**SUPPLIED INFORMATION**
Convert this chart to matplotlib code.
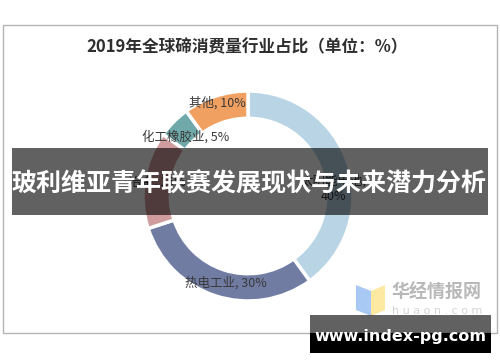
import matplotlib.pyplot as plt
from matplotlib.patches import Rectangle, Polygon

plt.rcParams['font.family'] = ['Noto Sans CJK SC', 'DejaVu Sans']

# 数据
labels = ['太阳能电池', '热电工业', '冶金', '化工橡胶业', '其他']
values = [40, 30, 15, 5, 10]
colors = ['#b8d4e5', '#717ca3', '#d09c9d', '#70a9aa', '#f0a060']
title = '2019年全球碲消费量行业占比（单位：%）'
banner = '玻利维亚青年联赛发展现状与未来潜力分析'
site = 'www.index-pg.com'

W, H = 500, 362
fig = plt.figure(figsize=(W / 100, H / 100), dpi=100)

# 背景层：边框、标题、水印
bg = fig.add_axes([0, 0, 1, 1], zorder=0)
bg.set_xlim(0, W)
bg.set_ylim(H, 0)
bg.axis('off')
bg.add_patch(Rectangle((3, 25), 494, 308, fill=False, edgecolor='#b4b4b4', lw=1))
bg.text(247, 47, title, ha='center', va='center', fontsize=12,
        fontweight='bold', color='#2e2e2e')

# 水印
bg.add_patch(Polygon([(356, 285), (371, 291), (371, 316), (356, 310)],
                     closed=True, color='#a9c9f5', lw=0))
bg.add_patch(Polygon([(371, 291), (385, 285), (385, 310), (371, 316)],
                     closed=True, color='#fde9a2', lw=0))
bg.text(437, 292, '华经情报网', ha='center', va='center', fontsize=13,
        fontweight='bold', color='#b8b8b8')
bg.text(437, 311, 'h u a o n . c o m', ha='center', va='center', fontsize=8,
        color='#d4d4d4', family=['DejaVu Sans'])

# 环形图
ax = fig.add_axes([143 / W, (H - 301) / H, 210 / W, 210 / H], zorder=1)
ax.pie(values, colors=colors, startangle=90, counterclock=False,
       wedgeprops=dict(width=0.26, edgecolor='white', linewidth=2.5))
ax.set_xlim(-1, 1)
ax.set_ylim(-1, 1)
ax.axis('off')

lab_kw = dict(ha='center', va='center', fontsize=9, color='#383838')
ax.text(-0.29, 0.886, f'{labels[4]}, {values[4]}%', **lab_kw)
ax.text(-0.59, 0.56, f'{labels[3]}, {values[3]}%', **lab_kw)
ax.text(-0.21, -0.83, f'{labels[1]}, {values[1]}%', **lab_kw)
ax.text(0.81, 0.07, f'{labels[0]},\n{values[0]}%', **lab_kw)
ax.text(-0.86, 0.12, f'{labels[2]}, {values[2]}%', **lab_kw)

# 覆盖层：横幅与网址
top = fig.add_axes([0, 0, 1, 1], zorder=2)
top.set_xlim(0, W)
top.set_ylim(H, 0)
top.axis('off')
top.patch.set_alpha(0)
top.add_patch(Rectangle((12, 148), 476, 67, color='black', alpha=0.62, lw=0))
top.text(249, 184, banner, ha='center', va='center', fontsize=18,
         fontweight='bold', color='white')
top.add_patch(Rectangle((310, 315), 181, 18, color='black', alpha=0.62, lw=0))
top.add_patch(Rectangle((310, 333), 181, 20, color='black', lw=0))
top.text(400, 337, site, ha='center', va='center', fontsize=11.5,
         fontweight='bold', color='white', family=['DejaVu Sans'])

fig.savefig('out.png', dpi=100)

**STATED EXERCISE**
Extract from the material all lines containing the string "matplotlib".

**WRITTEN REPLY**
Convert this chart to matplotlib code.
import matplotlib.pyplot as plt
from matplotlib.patches import Rectangle, Polygon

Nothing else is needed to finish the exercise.